The rationale is quite technical, but here’s the bottom line: one reading of the Constitution and of executive branch administrative law suggest that today is Obama’s last day to recess appoint any of his languishing nominees, at least until the next time the Senate leaves town several weeks from now.

But a senior administration official who would not be quoted told reporters at a White House background briefing Tuesday that Obama will not take advantage of that opening.

The official declined to provide further explanation, but the decision implies one of three things: that Obama does not believe he’s encumbered by technical restrictions on his power to recess appoint nominees and can still act between now and late January when Senators return to town; that he will instead wait until a future recess when feels he has more running room and political capital to recess appoint Cordray and others; or that he has no intention of challenging Congressional Republicans by making further recess appointments between now and the end of this Congress.

Obama’s been gun-shy about recess appointments compared to his predecessors — a reluctance that frustrates his progressive critics.
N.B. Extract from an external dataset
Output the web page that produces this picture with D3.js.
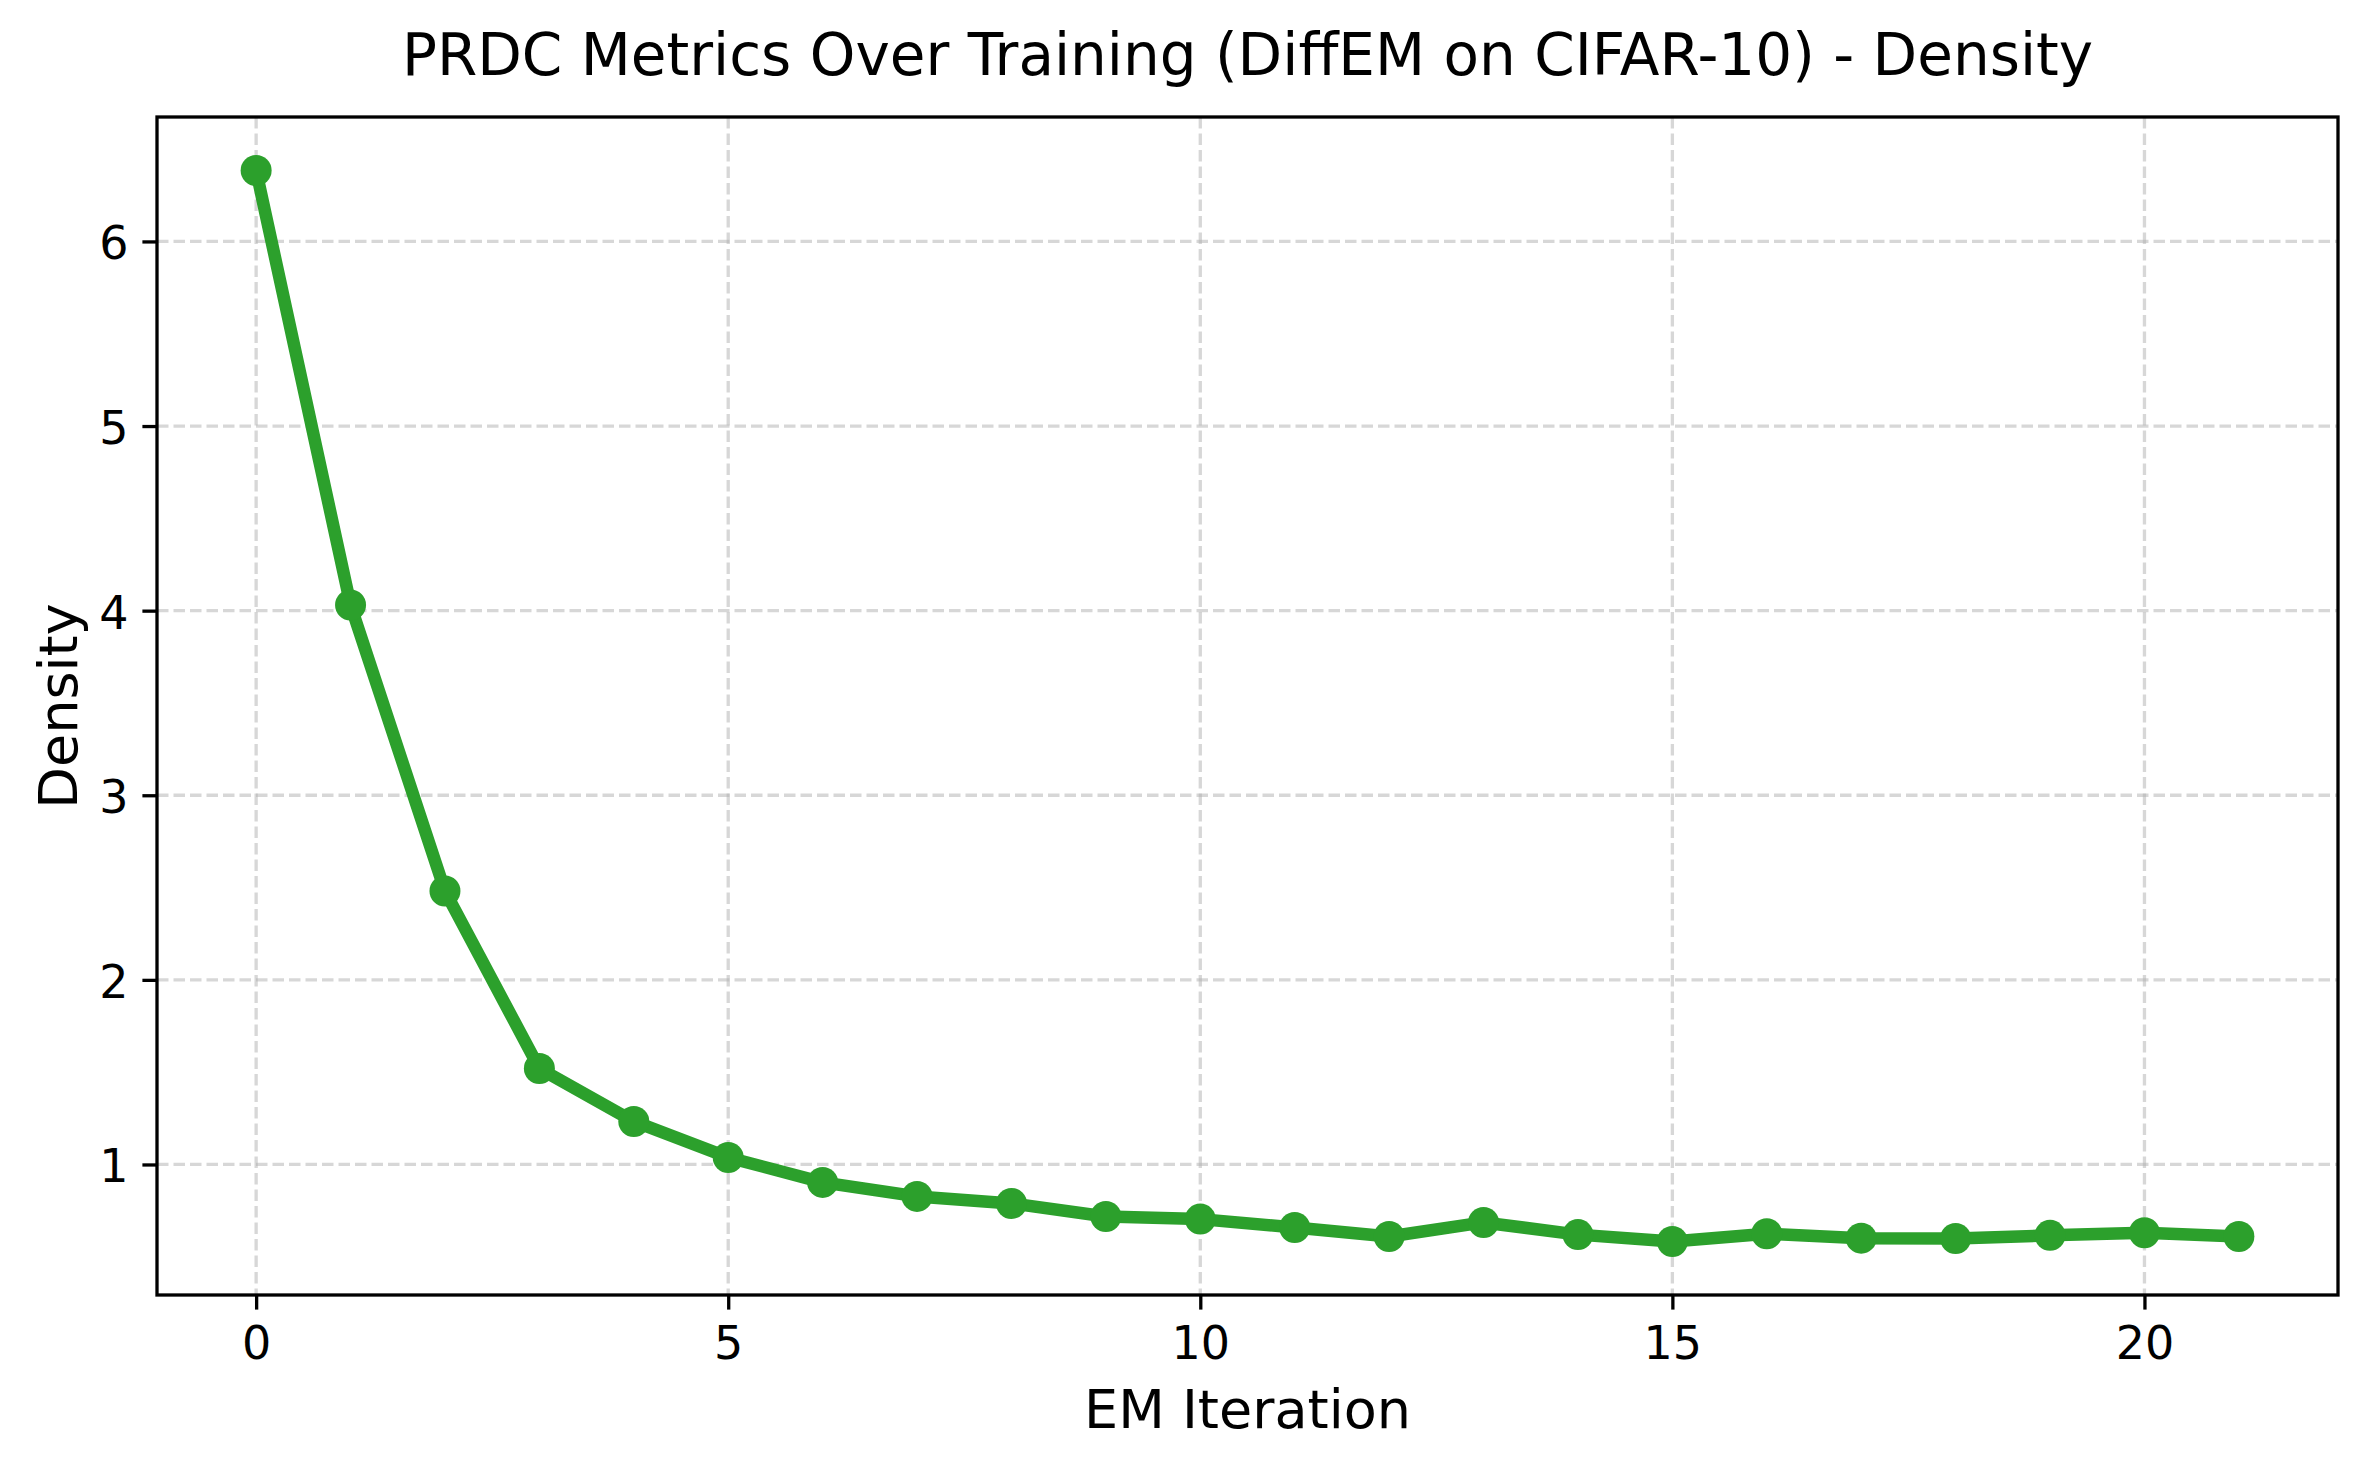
<!DOCTYPE html>
<html>
<head>
<meta charset="utf-8">
<script src="https://cdn.jsdelivr.net/npm/d3@7"></script>
<style>
  html, body { margin: 0; padding: 0; background: #ffffff; }
  svg { display: block; }
  text { font-family: "DejaVu Sans", sans-serif; fill: #000; }
</style>
</head>
<body>
<svg id="chart" width="2368" height="1468"></svg>
<script>
// ---- data ----
const iterations = [0,1,2,3,4,5,6,7,8,9,10,11,12,13,14,15,16,17,18,19,20,21];
const density = [6.384, 4.031, 2.481, 1.520, 1.233, 1.038, 0.903, 0.827, 0.789, 0.718, 0.704,
                 0.659, 0.610, 0.686, 0.620, 0.583, 0.625, 0.601, 0.599, 0.616, 0.630, 0.610];
const xTicks = [0, 5, 10, 15, 20];
const yTicks = [1, 2, 3, 4, 5, 6];
const titleText = "PRDC Metrics Over Training (DiffEM on CIFAR-10) - Density";
const xLabelText = "EM Iteration";
const yLabelText = "Density";

(function () {
  // ---- layout ----
  const pL = 157, pR = 2338, pT = 117, pB = 1295;
  const color = "#2ca02c";

  const svg = d3.select("#chart");

  function padded(ext) {
    const r = ext[1] - ext[0];
    return [ext[0] - 0.05 * r, ext[1] + 0.05 * r];
  }
  const x = d3.scaleLinear().domain(padded(d3.extent(iterations))).range([pL, pR]);
  const y = d3.scaleLinear().domain(padded(d3.extent(density))).range([pB, pT]);

  // grid
  const grid = svg.append("g");
  grid.selectAll("line.gx").data(xTicks).join("line").attr("class", "gx")
    .attr("x1", d => x(d)).attr("x2", d => x(d))
    .attr("y1", pT).attr("y2", pB)
    .attr("stroke", "#b0b0b0").attr("stroke-opacity", 0.5)
    .attr("stroke-width", 3.3).attr("stroke-dasharray", "11.5,5");
  grid.selectAll("line.gy").data(yTicks).join("line").attr("class", "gy")
    .attr("x1", pL).attr("x2", pR)
    .attr("y1", d => y(d)).attr("y2", d => y(d))
    .attr("stroke", "#b0b0b0").attr("stroke-opacity", 0.5)
    .attr("stroke-width", 3.3).attr("stroke-dasharray", "11.5,5");

  // line
  const pts = iterations.map((d, i) => [d, density[i]]);
  svg.append("path")
    .datum(pts)
    .attr("d", d3.line().x(d => x(d[0])).y(d => y(d[1])))
    .attr("fill", "none")
    .attr("stroke", color)
    .attr("stroke-width", 12.5)
    .attr("stroke-linejoin", "round")
    .attr("stroke-linecap", "butt");

  svg.append("g").selectAll("circle").data(pts).join("circle")
    .attr("cx", d => x(d[0])).attr("cy", d => y(d[1]))
    .attr("r", 15.5).attr("fill", color);

  // axes
  const xAxis = d3.axisBottom(x).tickValues(xTicks).tickSize(14.6).tickPadding(12).tickFormat(d3.format("d"));
  const yAxis = d3.axisLeft(y).tickValues(yTicks).tickSize(14.6).tickPadding(14).tickFormat(d3.format("d"));

  const gx = svg.append("g").attr("transform", `translate(0,${pB})`).call(xAxis);
  const gy = svg.append("g").attr("transform", `translate(${pL},0)`).call(yAxis);
  [gx, gy].forEach(g => {
    g.select(".domain").remove();
    g.selectAll(".tick line").attr("stroke", "#000").attr("stroke-width", 3.3);
    g.selectAll(".tick text").attr("font-size", 46).attr("font-family", "DejaVu Sans").attr("fill", "#000");
  });
  gx.selectAll(".tick text").attr("dy", null).attr("y", 64);
  gy.selectAll(".tick text").attr("dy", null).attr("y", 17.5);

  // frame
  svg.append("rect")
    .attr("x", pL).attr("y", pT)
    .attr("width", pR - pL).attr("height", pB - pT)
    .attr("fill", "none").attr("stroke", "#000").attr("stroke-width", 3.3);

  // labels
  svg.append("text")
    .attr("x", (pL + pR) / 2).attr("y", 75)
    .attr("text-anchor", "middle").attr("font-size", 58)
    .text(titleText);
  svg.append("text")
    .attr("x", (pL + pR) / 2).attr("y", 1428)
    .attr("text-anchor", "middle").attr("font-size", 54)
    .text(xLabelText);
  svg.append("text")
    .attr("transform", `translate(77,${(pT + pB) / 2}) rotate(-90)`)
    .attr("text-anchor", "middle").attr("font-size", 54)
    .text(yLabelText);
})();
</script>
</body>
</html>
But he also has taken a firm stance on Cordray, and many observers believed — and continue to believe — that a recess appointment is still in the works.

In a bid to block Obama’s recess appointments, Congressional Republicans have been forcing the Senate to hold “pro forma” sessions. In these, every three days a nearby Senator heads to the Capitol, gavels into and out of session, and thus prevents a technical “recess.”

Presidents typically respect this precedent, but the Constitution doesn’t tie their hands. Moreover, today is the day that the Senate switches from the first to the second session of the 112th Congress — and Obama could have used the extremely brief window in between those sessions to make any number of appointments. Senate Republicans were well aware of this threat, and made that clear in a number of public statements.

Just before winter recess, Senate Minority Leader Mitch McConnell announced, “We are ready and willing to move forward, by [unanimous] consent, with a package of nominations to positions in both the executive and judicial branches — just as soon as I receive confirmation from the administration that it will respect practice and precedent on recess appointments, we can get these people confirmed.”

Those are the words of someone who knows the President still has options. The President just isn’t availing himself of them at the moment.

The CFPB was created as part of the 2010 Wall Street reform bill to police fraudulent financial actors and products. Its powers are severely limited, however, by the absence of a full time administrator.